Harus aku akui, selama ini memang telah menjadi manusia yang bodoh dalam urusan asmara. Bisa dibilang kurang peka, tidak peduli, atau sering terlambat menyadari segala sesuatu yang ada di sekitarku. Menyendiri, mengabaikan berbagai hal ataupun orang yang ada di sekitarku telah menjadi kebiasaan.
Aku teringat dengan kejadian sekitar 8-9 tahun yang lalu. Ada seseorang yang pernah berusaha mengalihkan perhatianku. Berusaha selalu ada di dekatku untuk menemani dan mengikuti hal-hal yang aku lakukan. Dia salah satu anggota klub basket di SMP sekaligus teman sekelasku.
Sering kali di berbagai kesempatan dia selalu mencoba membuka topik perbincangan denganku . Namun, aku hanya bisa terdiam, tidak tahu harus berkata apa. Dia sering membuatku menjadi pusat perhatian di kelas karena pernyataan kontroversialnya. Awalnya, aku tidak menyukainya dan cenderung membenci sekaligus menghindarinya.

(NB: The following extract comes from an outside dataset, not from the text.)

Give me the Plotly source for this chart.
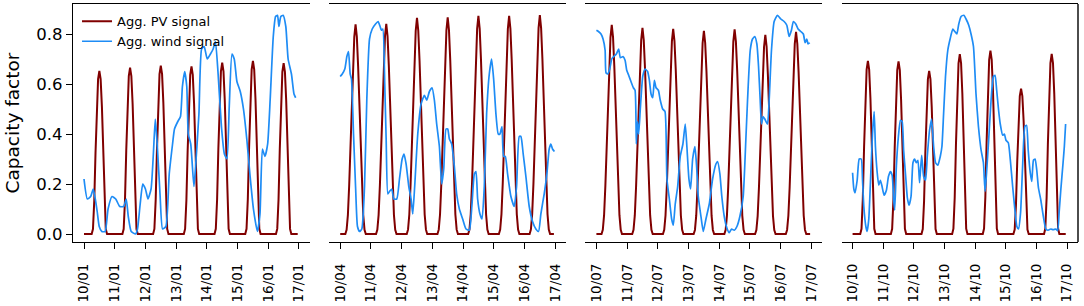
import plotly.graph_objects as go

# ---------------- data ----------------
WEEK_LABELS = {
    "jan": ["10/01", "11/01", "12/01", "13/01", "14/01", "15/01", "16/01", "17/01"],
    "apr": ["10/04", "11/04", "12/04", "13/04", "14/04", "15/04", "16/04", "17/04"],
    "jul": ["10/07", "11/07", "12/07", "13/07", "14/07", "15/07", "16/07", "17/07"],
    "oct": ["10/10", "11/10", "12/10", "13/10", "14/10", "15/10", "16/10", "17/10"],
}
TICK_HOURS = [0, 24, 48, 72, 96, 120, 144, 168]

# daily PV peak values (one per day)
PV_PEAKS_JAN = [0.652, 0.665, 0.673, 0.670, 0.685, 0.692, 0.683]
PV_PEAKS_APR = [0.839, 0.841, 0.865, 0.867, 0.873, 0.873, 0.876]
PV_PEAKS_JUL = [0.837, 0.825, 0.821, 0.813, 0.819, 0.797, 0.809]
PV_PEAKS_OCT = [0.692, 0.690, 0.652, 0.719, 0.733, 0.581, 0.720]

# relative shape of one day of PV output
PV_SHAPE_HOURS_WINTER = [6, 7, 8, 9, 10, 11, 12, 13, 14, 15, 16, 17, 18]
PV_SHAPE_WINTER = [0, 0.03, 0.20, 0.50, 0.78, 0.95, 1.0, 0.95, 0.78, 0.50, 0.20, 0.03, 0]
PV_SHAPE_HOURS_SUMMER = [4, 5, 6, 7, 8, 9, 10, 11, 12, 13, 14, 15, 16, 17, 18, 19, 20]
PV_SHAPE_SUMMER = [0, 0.02, 0.09, 0.23, 0.42, 0.62, 0.80, 0.94, 1.0, 0.94, 0.80, 0.62,
                   0.42, 0.23, 0.09, 0.02, 0]

WIND_HOURS_JAN = [0, 2.6, 5.2, 7.2, 8.8, 10.3, 11.9, 13.9, 16.5, 18.8, 21.9, 24.8, 27.9, 31,
                  33, 34.6, 36.9, 40.3, 41.8, 43.9, 45.9, 48, 50, 52.4, 54.2, 55.7, 57.3, 59.4,
                  61.4, 64, 66.6, 69.2, 70.7, 73.3, 75.4, 76.9, 78.7, 80.3, 81.5, 83.4, 85.9,
                  87.2, 89.8, 91.9, 93.9, 96.3, 98.8, 100.9, 102.7, 104.8, 107.4, 109.7, 111.7,
                  113.5, 115.6, 117.4, 119.5, 122.1, 124.6, 127.2, 129.8, 132.4, 135.5, 137.5,
                  139.4, 141.4, 143.5, 145.5, 147.9, 149.7, 151.2, 152.3, 153.8, 155.6, 157.7,
                  159.5, 162.1, 164.1, 165.4]
WIND_JAN = [0.22, 0.14, 0.15, 0.18, 0.14, 0.09, 0.03, 0.01, 0.01, 0.10, 0.15, 0.14, 0.11, 0.11,
            0.14, 0.07, 0.01, 0.0, 0.02, 0.12, 0.20, 0.18, 0.14, 0.18, 0.32, 0.46, 0.35, 0.16,
            0.02, 0.03, 0.24, 0.36, 0.42, 0.45, 0.47, 0.59, 0.65, 0.59, 0.40, 0.36, 0.19,
            0.27, 0.48, 0.74, 0.75, 0.70, 0.72, 0.74, 0.77, 0.64, 0.43, 0.32, 0.30,
            0.51, 0.72, 0.70, 0.61, 0.57, 0.50, 0.38, 0.23, 0.10, 0.01, 0.08,
            0.34, 0.31, 0.36, 0.54, 0.79, 0.87, 0.875, 0.83, 0.87, 0.875, 0.83,
            0.70, 0.64, 0.56, 0.545]

WIND_HOURS_APR = [0, 1.6, 3.6, 5.2, 6.5, 7.8, 8.8, 10.4, 12, 13.5, 15.1, 16.9, 19, 20.8, 22.9,
                  25, 27.6, 29.6, 31.2, 32.2, 33.3, 34.8, 35.9, 37.2, 38.5, 40.3, 41.9, 44.2,
                  46.3, 48.4, 49.9, 51.5, 53.6, 55.4, 56.7, 58.2, 60.6, 63.2, 65.8, 67.6, 69.7,
                  71.8, 73.6, 75.4, 77.5, 79.3, 80.9, 82.7, 84, 85.3, 87.1, 89.2, 91, 93.1,
                  95.7, 98.3, 100.9, 103, 104.8, 106.1, 107.4, 109.2, 110.8, 112.6, 114.4,
                  116.5, 118.3, 119.9, 121.7, 123.5, 124.8, 126.4, 127.7, 129, 130.8, 133.4,
                  136, 137.8, 139.9, 141.2, 143, 145.1, 147.7, 150.3, 152.9, 155, 156.8,
                  159.4, 161.5, 163.3, 164.6, 165.9, 167.4]
WIND_APR = [0.63, 0.64, 0.66, 0.71, 0.73, 0.64, 0.62, 0.40, 0.19, 0.03, 0.01, 0.02, 0.19, 0.54,
            0.78, 0.82, 0.84, 0.85, 0.83, 0.815, 0.82, 0.60, 0.38, 0.16, 0.17, 0.18, 0.14, 0.14,
            0.22, 0.30, 0.32, 0.28, 0.19, 0.14, 0.08, 0.19, 0.40, 0.52, 0.555, 0.535, 0.57,
            0.585, 0.535, 0.44, 0.35, 0.20, 0.26, 0.42, 0.42, 0.38, 0.36, 0.27, 0.16, 0.10,
            0.06, 0.02, 0.015, 0.12, 0.24, 0.25, 0.14, 0.08, 0.06, 0.19, 0.48,
            0.64, 0.70, 0.62, 0.48, 0.40, 0.40, 0.43, 0.31, 0.31, 0.24, 0.15,
            0.11, 0.19, 0.39, 0.39, 0.32, 0.23, 0.11, 0.05, 0.02, 0.01, 0.08,
            0.16, 0.24, 0.34, 0.36, 0.34, 0.33]

WIND_HOURS_JUL = [0, 1.6, 3.6, 5.2, 6.8, 7.5, 8.8, 10.4, 12, 13.5, 15.6, 17.4, 18.7, 20.8, 22.4,
                  23.7, 25.2, 27, 28.9, 30.2, 31.2, 32, 33, 34.3, 36.2, 38, 40, 41.4, 42.7, 44,
                  45.3, 46.6, 48.4, 49.9, 51.8, 53.6, 55.1, 57, 58.8, 60.1, 61.6, 63.5, 65.5,
                  67.6, 69.4, 70.7, 72.3, 73.6, 75.2, 77, 78.3, 79.6, 81.7, 83.5, 85.6, 88.2,
                  90.8, 93.4, 94.7, 96.5, 98, 99.9, 101.9, 103.8, 105.6, 107.7, 109.8, 112.1,
                  114.7, 116.8, 118.1, 120.2, 122, 123.8, 125.4, 126.7, 128, 129, 130.3, 131.6,
                  133.7, 135, 136.8, 138.9, 141.5, 144.1, 146.7, 148.8, 150.6, 152.4, 153.9,
                  155.8, 157.6, 159.7, 161.7, 163.1, 164.4, 165.4, 166.7]
WIND_JUL = [0.815, 0.81, 0.80, 0.78, 0.735, 0.645, 0.64, 0.66, 0.70, 0.71, 0.72, 0.74, 0.705,
            0.71, 0.695, 0.655, 0.635, 0.61, 0.585, 0.575, 0.36, 0.45, 0.40, 0.50, 0.63, 0.66,
            0.65, 0.615, 0.56, 0.545, 0.615, 0.585, 0.575, 0.535, 0.50, 0.49, 0.22, 0.14,
            0.06, 0.035, 0.12, 0.19, 0.31, 0.36, 0.44, 0.35, 0.22, 0.18, 0.30, 0.35, 0.27,
            0.15, 0.07, 0.01, 0.06, 0.12, 0.22, 0.28, 0.29, 0.24, 0.15, 0.07, 0.025, 0.005,
            0.02, 0.015, 0.03, 0.07, 0.15, 0.38, 0.535, 0.735, 0.78, 0.79, 0.76, 0.67,
            0.535, 0.44, 0.47, 0.46, 0.44, 0.535, 0.735, 0.85, 0.875, 0.86, 0.85, 0.835,
            0.79, 0.815, 0.85, 0.84, 0.82, 0.81, 0.80, 0.765, 0.78, 0.76, 0.765]

WIND_HOURS_OCT = [0, 1, 2, 3.6, 5.2, 6.8, 7.8, 8.8, 10.4, 11.4, 12.7, 14.3, 15.6, 16.9, 17.9,
                  19.2, 20.5, 21.8, 23.1, 24.7, 26.5, 28.1, 29.6, 31, 32.2, 33, 34.3, 35.9,
                  37.5, 38.8, 40, 41.6, 42.9, 44.2, 45.8, 47.3, 48.6, 49.9, 51.2, 52.5, 54.1,
                  55.7, 57.2, 58.5, 60.3, 61.9, 63.5, 65, 66.8, 68.7, 70, 71.3, 72.8, 74.6,
                  76.4, 78.5, 80.1, 81.7, 83.2, 85, 87.1, 88.9, 91, 92.8, 94.7, 96.7, 98.6,
                  100.7, 102.5, 103.8, 105.1, 106.6, 108.5, 110.3, 111.6, 112.9, 114.4, 115.7,
                  117.6, 118.9, 120.2, 122, 123.6, 125.4, 127.2, 128.7, 130, 131.6, 133.2,
                  135, 136.3, 137.6, 139.2, 140.4, 141.7, 143, 144.3, 145.6, 147.5, 149.3,
                  151.4, 153.2, 155.3, 157.1, 159.2, 160.7, 161.8, 163.1, 164.9, 165.9, 166.9]
WIND_OCT = [0.245, 0.18, 0.165, 0.215, 0.30, 0.30, 0.215, 0.11, 0.03, 0.01, 0.06, 0.245, 0.40,
            0.49, 0.35, 0.25, 0.195, 0.215, 0.19, 0.155, 0.175, 0.23, 0.25, 0.235, 0.135,
            0.095, 0.27, 0.39, 0.455, 0.45, 0.335, 0.23, 0.145, 0.115, 0.15, 0.285, 0.30,
            0.285, 0.295, 0.205, 0.315, 0.23, 0.215, 0.31, 0.415, 0.46, 0.35, 0.285, 0.275,
            0.31, 0.35, 0.48, 0.63, 0.735, 0.78, 0.82, 0.81, 0.80, 0.84, 0.87, 0.875, 0.86,
            0.835, 0.80, 0.75, 0.56, 0.43, 0.335, 0.285, 0.17, 0.255, 0.375, 0.535, 0.63,
            0.635, 0.575, 0.495, 0.44, 0.395, 0.40, 0.375, 0.365, 0.295, 0.19, 0.095, 0.03,
            0.02, 0.085, 0.27, 0.43, 0.435, 0.335, 0.245, 0.21, 0.295, 0.30, 0.255, 0.185,
            0.135, 0.075, 0.02, 0.015, 0.02, 0.017, 0.02, 0.013, 0.085, 0.175, 0.285, 0.35,
            0.44]

Y_TICKS = [0.0, 0.2, 0.4, 0.6, 0.8]

PANELS = [
    ("jan", PV_PEAKS_JAN, PV_SHAPE_HOURS_WINTER, PV_SHAPE_WINTER, WIND_HOURS_JAN, WIND_JAN),
    ("apr", PV_PEAKS_APR, PV_SHAPE_HOURS_SUMMER, PV_SHAPE_SUMMER, WIND_HOURS_APR, WIND_APR),
    ("jul", PV_PEAKS_JUL, PV_SHAPE_HOURS_SUMMER, PV_SHAPE_SUMMER, WIND_HOURS_JUL, WIND_JUL),
    ("oct", PV_PEAKS_OCT, PV_SHAPE_HOURS_WINTER, PV_SHAPE_WINTER, WIND_HOURS_OCT, WIND_OCT),
]

# ---------------- styling / layout ----------------
PV_COLOR = "#800000"
WIND_COLOR = "#1E8CF5"
FONT = "DejaVu Sans"
W, H = 1084, 306
ML, MR, MT, MB = 73, 6, 4, 64
PLOT_W = W - ML - MR
PANEL_W = 237.0
PITCH = 256.2
XR = [-8.6, 176.6]
YR = [-0.032, 0.92]

fig = go.Figure()
layout = {}

for i, (key, peaks, shp_h, shp, wh, wv) in enumerate(PANELS):
    n = i + 1
    xa = "x" if n == 1 else f"x{n}"
    ya = "y" if n == 1 else f"y{n}"
    pv = [0.0] * 168
    for d, pk in enumerate(peaks):
        for hr, s in zip(shp_h, shp):
            pv[24 * d + hr] = pk * s
    fig.add_trace(go.Scatter(x=list(range(168)), y=pv, mode="lines",
                             line=dict(color=PV_COLOR, width=2),
                             name="Agg. PV signal", showlegend=(n == 1),
                             xaxis=xa, yaxis=ya, hoverinfo="skip"))
    fig.add_trace(go.Scatter(x=wh, y=wv, mode="lines",
                             line=dict(color=WIND_COLOR, width=1.7, shape="spline", smoothing=0.5),
                             name="Agg. wind signal", showlegend=(n == 1),
                             xaxis=xa, yaxis=ya, hoverinfo="skip"))
    x0 = (PITCH * i) / PLOT_W
    x1 = (PITCH * i + PANEL_W) / PLOT_W
    xkey = "xaxis" if n == 1 else f"xaxis{n}"
    ykey = "yaxis" if n == 1 else f"yaxis{n}"
    layout[xkey] = dict(domain=[x0, min(x1, 1.0)], range=XR, anchor=ya, automargin=False,
                        tickmode="array", tickvals=TICK_HOURS, ticktext=WEEK_LABELS[key],
                        tickangle=-90, ticks="outside", ticklen=6, tickwidth=1.3,
                        tickcolor="black", showline=True, mirror=True, linecolor="black",
                        linewidth=1.4, showgrid=False, zeroline=False, ticklabelstandoff=9,
                        tickfont=dict(family=FONT, size=13.5, color="black"))
    ydict = dict(range=YR, anchor=xa, showgrid=False, zeroline=False, automargin=False)
    if n == 1:
        ydict.update(tickmode="array", tickvals=Y_TICKS,
                     ticktext=[f"{v:.1f}" for v in Y_TICKS],
                     ticks="outside", ticklen=6, tickwidth=1.3, tickcolor="black",
                     showline=True, linecolor="black", linewidth=1.4,
                     tickfont=dict(family=FONT, size=16.5, color="black"),
                     title=dict(text="Capacity factor", standoff=11,
                                font=dict(family=FONT, size=18.5, color="black")))
    else:
        ydict.update(showline=False, showticklabels=False, ticks="")
    layout[ykey] = ydict

fig.update_layout(
    width=W, height=H,
    margin=dict(l=ML, r=MR, t=MT, b=MB, pad=0, autoexpand=False),
    paper_bgcolor="white", plot_bgcolor="white",
    font=dict(family=FONT, color="black"),
    legend=dict(x=0.004, y=0.99, xanchor="left", yanchor="top",
                bgcolor="rgba(255,255,255,0)", borderwidth=0,
                font=dict(family=FONT, size=13, color="black"),
                tracegroupgap=0, itemwidth=30),
    **layout,
)
# right-hand frame line of the last panel
fig.add_shape(type="line", xref="x4 domain", yref="y4 domain", x0=1, x1=1, y0=0, y1=1,
              line=dict(color="black", width=1.4), layer="above")

fig.write_html("out.html", config={"displayModeBar": False},
               post_script="document.body.style.margin='0';document.body.style.padding='0';")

Dia pernah berkali-kali mengatakan bahwa kita (aku dan dia) mungkin jodoh karena memiliki berbagai persamaan dalam hal sederhana atau terlibat suatu kejadian bersama secara kebetulan. Dia tidak segan mengatakan pernyataan itu di kelas sekalipun ada guru.
Tidak hanya itu, dia pernah menunjukku untuk menjawab pertanyaannya saat presentasi demi bisa berkenalan denganku sebab dia masih belum hafal. Itulah salah satu kejadian yang memalukan dan tak terlupakan ketika SMP.
Selama berbulan-bulan dia duduk di sebelah kiri-ku. Saat aku diam di kelas dan tertunduk tidur, dia menemaniku dan tidur di bangkunya. Sampai-sampai jika dia tertidur, teman sekelas kita akan mengatakan karena dia tertular virus ngantuk dan hobiku yang suka tidur di kelas.
Saat itu aku memang tidak pernah terpikirkan untuk menyukai seseorang maupun untuk berpacaran. Aku ingin lebih fokus menjadi siswa SMP yang baik dan punya banyak teman. Aku pun menganggap dia hanya bercanda. Mungkin dia melakukan itu supaya kondisi kelas lebih hangat.
Setelah beberapa saat, tiba waktunya dia berhenti melakukan hal-hal aneh yang aku tidak sukai. Dia pindah tempat duduk entah karena apa gerangan. Ketidakhadirannya membuatku merasa aneh dan hampa. Aku merasa bersalah juga kepadanya. Aku pun mulai menyadari bahwa mungkin aku mulai menyukainya.
Waktupun terus berlalu, tak terasa masa SMA pun tiba. Aku memilih melanjutkan SMA sedangkan dia ternyata memilih masuk MAN. Sekolah kita sangat berdekatan sehingga tidak jarang kami sering bertemu di jalan saat berangkat ataupun pulang sekolah. Saat itu, aku kira bisa mulai melupakannya karena kita tidak satu kelas maupun berada di sekolah yang sama.